Middleware evolution - Eugene Pshenichniy
Eugenes' slides had really cool realtime polls built-in giving input from the audience. Based on the polls people agree that generators are not really intuitive but prefer promises and async-await seems well received, too.
Robots - Julian Cheal
Becoming a better node dev - Igor Soarez
You might started learning node for just fun or out of necessity but to keep up your motivation it's great to bet on the long run and enjoy to keep up learning.
Igor mentioning the right mentality to keep things simple (YAGNI, no IDEs, no boilerplate, no code generation) reminded me of a great talk from Rich Hickey: Simple made easy. Also node has the perfect tools for 'turbo mode' learning by keeping your feedback keep really short.
We can map certain node skills to levels of capable, efficient and pro developer. An interesting idea here was README-driven development at a quite high level of maturity. Essentially breaking a problem down to small node modules in advance then writing READMEs, then tests, then code.
Another piece of great advice is to don't be afraid to open source your code early. The node.js community is a welcoming one.
Greenkeeper demo - Stephan Bönnemann
Then we saw a short demo of greenkeeper. This tool sends you PRs when your dependencies release a new version. The PR could then trigger a CI run thus also allowing to automatically detect non-semver-respecting dependencies breaking our own code.
Rapid idea devalidation - David Gruebl
We all know the feeling when a friend approaches with that amazing idea. Good to remember that a startup is basically just a bet on an idea, validate and fail early if need be.
Coding education should be free - Michelle and Claire
Even in a such a skill shortage coding education remains expensive and inaccessible to a lot of people. Founders and coders is set out to solve this problem by a completely free 8 week face-to-face coding course. Online resources are cool but pretty hard to stay motivated. Community helps remaining on track.
Free doesn't mean low quality though. Passionate volunteers are helping out. 8 weeks is not enough to learn everything but enough to start someone's coding career. Please, help mentoring or contribute!
Async microservices with node - Bruno Pedro
The de-facto standard way of 'connecting' microservices is using HTTP. A message broker based approach might make this more decoupled and simpler in some cases.

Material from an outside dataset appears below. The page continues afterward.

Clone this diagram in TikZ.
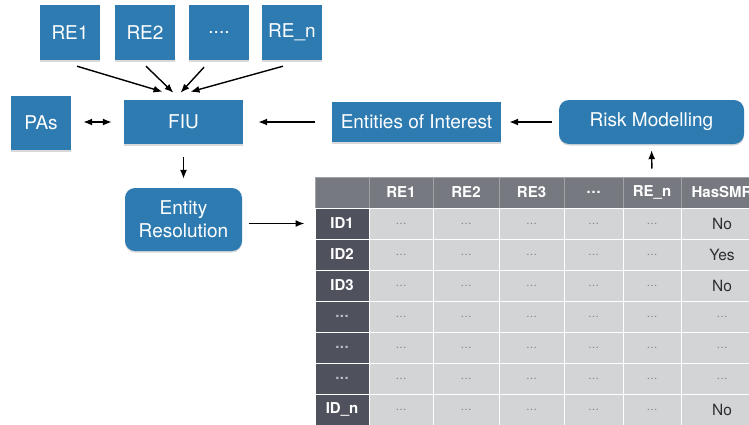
\documentclass[tikz,border=0pt]{standalone}
\usepackage{fontspec}
\setmainfont{TeX Gyre Heros}
\usetikzlibrary{arrows.meta,shadows}
\definecolor{boxblue}{RGB}{46,123,178}
\definecolor{hdrgray}{RGB}{118,121,128}
\definecolor{hdrline}{RGB}{160,162,167}
\definecolor{idgray}{RGB}{79,81,93}
\definecolor{cellgray}{RGB}{211,212,214}
\definecolor{dotgray}{RGB}{125,125,125}
\definecolor{valgray}{RGB}{45,45,45}
\definecolor{iddots}{RGB}{190,190,195}
\newcommand\iddotstext{\textcolor{iddots}{.\kern0.5pt.\kern0.5pt.}}
\newcommand\celldots{\textcolor{dotgray}{\fontsize{11}{12}\selectfont\ldots}}
\tikzset{
  box/.style={fill=boxblue, text=white, font=\fontsize{19}{23}\selectfont,
    inner sep=0pt, align=center,
    drop shadow={opacity=0.3, shadow xshift=0pt, shadow yshift=-1.5pt}},
  rbox/.style={box, rounded corners=10pt},
  arr/.style={-{Latex[length=9pt,width=7pt]}, line width=1.4pt},
  darr/.style={{Latex[length=9pt,width=7pt]}-{Latex[length=9pt,width=7pt]}, line width=1.4pt},
  cell/.style={draw=white, line width=1pt, inner sep=0pt, minimum height=31pt},
  hcell/.style={cell, draw=hdrline, fill=hdrgray, text=white, font=\fontsize{15}{17}\selectfont\bfseries},
  idcell/.style={cell, fill=idgray, text=white, font=\fontsize{15}{17}\selectfont\bfseries},
  dcell/.style={cell, fill=cellgray, text=dotgray, font=\fontsize{11}{12}\selectfont},
  vcell/.style={cell, fill=cellgray, text=valgray, font=\fontsize{15.5}{17}\selectfont}
}
\begin{document}
\begin{tikzpicture}[x=1pt,y=-1pt]
\useasboundingbox (0,0) rectangle (749,424);
\clip (0,0) rectangle (749,424);

% top row
\node[box, minimum width=60pt, minimum height=55pt] (re1) at (70,32.5) {RE1};
\node[box, minimum width=60pt, minimum height=55pt] (re2) at (145,32.5) {RE2};
\node[box, minimum width=60pt, minimum height=55pt] (red) at (219,32.5) {....};
\node[box, minimum width=60pt, minimum height=55pt] (ren) at (292,32.5) {RE\_n};

% middle row
\node[box, minimum width=60pt, minimum height=54pt] (pas) at (41,123) {PAs};
\node[box, minimum width=119pt, minimum height=44pt] (fiu) at (183.5,122) {FIU};
\node[box, minimum width=169pt, minimum height=40pt] (ent) at (416.5,122) {Entities of Interest};
\node[rbox, minimum width=185pt, minimum height=44pt] (risk) at (651.5,122) {Risk Modelling};
\node[rbox, minimum width=117pt, minimum height=63pt] (er) at (183.5,219.5) {Entity\\[0pt]Resolution};

% table header
\foreach \x/\w/\t [count=\i from 0] in {342/54/{}, 401/64/RE1, 466/66/RE2, 531.5/65/RE3, 593.5/59/\ldots, 652/58/RE\_n, 722/82/HasSMR}
  \node[hcell, minimum width=\w pt] (h\i) at (\x,192.5) {\t};

% first column
\foreach \t [count=\rr] in {ID1, ID2, ID3, \iddotstext, \iddotstext, \iddotstext, ID\_n}
  \node[idcell, minimum width=54pt] (c\rr-0) at (342,192.5+31*\rr) {\t};

% middle cells
\foreach \x/\w [count=\j] in {401/64, 466/66, 531.5/65, 593.5/59, 652/58}
  \foreach \rr in {1,2,3,4,5,6,7}
    \node[dcell, minimum width=\w pt] (c\rr-\j) at (\x,192.5+31*\rr) {\ldots};

% last column
\foreach \t [count=\rr] in {No, Yes, No, \celldots, \celldots, \celldots, No}
  \node[vcell, minimum width=82pt] (c\rr-6) at (722,192.5+31*\rr) {\t};

% connectors
\draw[arr] ([xshift=7pt,yshift=-6pt]re1.south) -- ([xshift=-21pt,yshift=8pt]fiu.north);
\draw[arr] ([xshift=1pt,yshift=-6pt]re2.south) -- ([xshift=-10pt,yshift=7pt]fiu.north);
\draw[arr] ([xshift=-15pt,yshift=-7pt]red.south) -- ([xshift=-3pt,yshift=7pt]fiu.north);
\draw[arr] ([xshift=-9pt,yshift=-6pt]ren.south) -- ([xshift=7pt,yshift=8pt]fiu.north);
\draw[darr, shorten <=12pt, shorten >=12pt] (pas.east |- fiu.west) -- (fiu.west);
\draw[arr, shorten <=17pt, shorten >=15pt] (ent.west) -- (fiu.east);
\draw[arr, shorten <=7pt, shorten >=8pt] (risk.west) -- (ent.east);
\draw[arr, shorten <=13pt, shorten >=9pt] (fiu.south) -- (er.north);
\draw[arr, shorten <=7pt, shorten >=10pt] (er.east |- c1-0.west) -- (c1-0.west);
\draw[arr, shorten <=8pt, shorten >=6pt] (h5.north) -- (risk.south);
\end{tikzpicture}
\end{document}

AMQP (and RabbitMQ) is a great option offering lots of flexibility in the patterns used. To simplify things message consumption can actually happen via web-hooks as well using a RabbitMQ plugin. Bruno recommends amqplib as a great node module. Can't agree more. Also check out rascal.

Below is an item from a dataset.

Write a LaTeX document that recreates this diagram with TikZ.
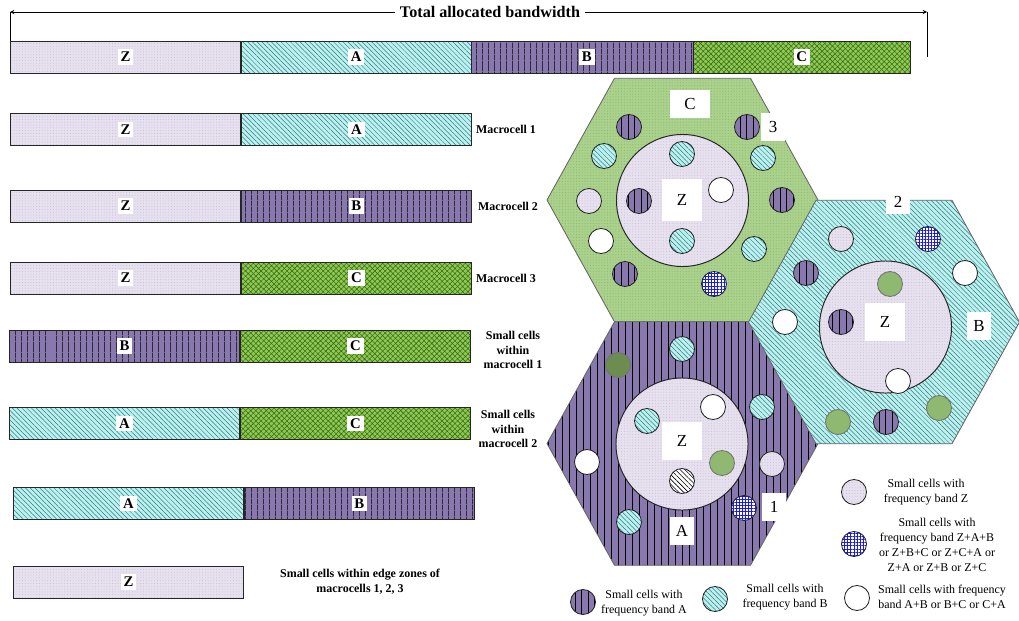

Networking for node programmers - Aria Stewart
As node developers we have to be aware of the properties and architecture of the networking protocol stack our apps communicate through. After some history Aria covered the basics of the most important network protocols from all layers: Ethernet, ARP, IP, DNS, TCP. These are nothing new but stood the test of time and important to understand them.
On some more recent new IPv6 is finally really starting to happen and we could hear a bit about p2p once again. Be sure to check out some of the various torrent experiments from mafintosh and scuttlebutt from dominictarr.
Advanced performance workshop - Tom, Hassy and Igor
A great hands-on workshop with a series of challenges. Warmed up with a few small exercises including one about how to async correctly to prevent starving the event loop. We then generated flamegraphs ourselves using linux perf tools and stackvis to learn to diagnose CPU-usage related problems. Next up a deep dive into the node.js memory model and we were presented with a memory leak challenge to resolve ourselves using heapdump and comparing heap snapshots in Chrome Dev Tools. Last we had a chance to try our new skills on a deliberately performance faulty application. minigun proved to be a great to help generating load to aid our efforts during the whole day. All of this with lots of help and clear explanations from the guys.